The Government’s proposed graduate tax would lead to a UK brain drain, be a burden on employers and damage the country’s tax competiveness, company bosses have warned.
In a new paper, the Institute of Directors (IoD) expresses fears that a graduate tax is a misguided policy for addressing the issue of higher education funding, which would increase marginal tax rates and could act as an incentive to the most able domestic students to study and work abroad, thereby depriving the economy of vital skills, universities of income and the Treasury of tax receipts.
The IoD, a non-political professional body, goes on to argue that graduates would expect higher salaries to compensate for having to pay the tax, leading to increased National Insurance contributions from employers. Such a situation, says the organisation, would act as a counterweight to the Government’s aim to create the most competitive corporate tax system in the G20.
The proposed graduate tax would be based on a worker’s earnings following his or her higher education. Last month, the University and College Union suggested that a levy of 5% over 25 years would see a doctor paying £105,564, while a teacher would hand over £46,046.
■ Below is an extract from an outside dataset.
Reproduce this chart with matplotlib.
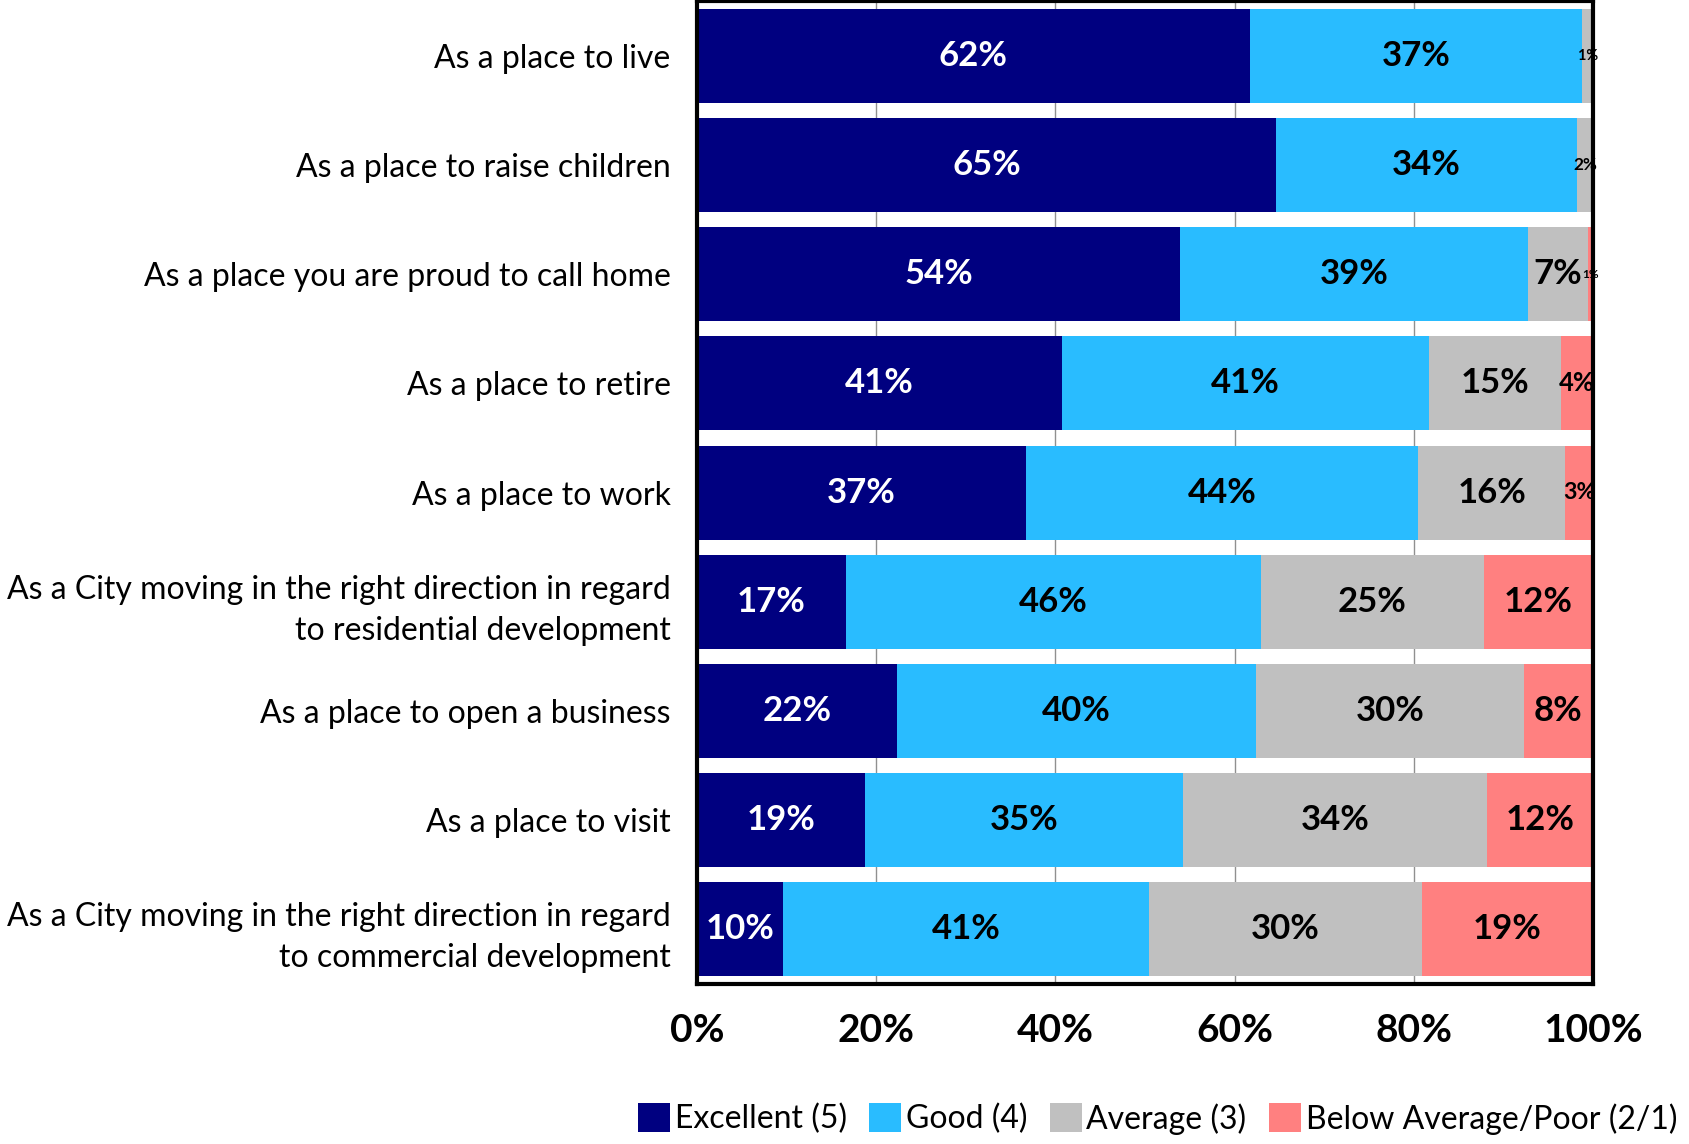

Such a situation would be a punishment of effort and merit, claimed the IoD: ‘The more diligently a student spent his or her time at university… the more [he or she] would ultimately contribute towards the cost of their studies.
‘Conversely, a student who enjoyed the same opportunity, at the same university, but wasted it, would likely contribute less.’
Miles Templeman, director-general of the institute, added, ‘What has been lost in the debate so far is the negative impact a graduate tax would have on the UK’s tax competitiveness.
‘It makes no sense to create a funding model that encourages a brain drain, puts new cost burdens on employers and financially penalises students who work hard at university and demonstrate merit.
‘There are legitimate criticisms of the existing system of funding, and these need to be addressed, but it is surely easier, and more logical, to build on the system we have already than uproot it and start all over again,' said Mr Templeman.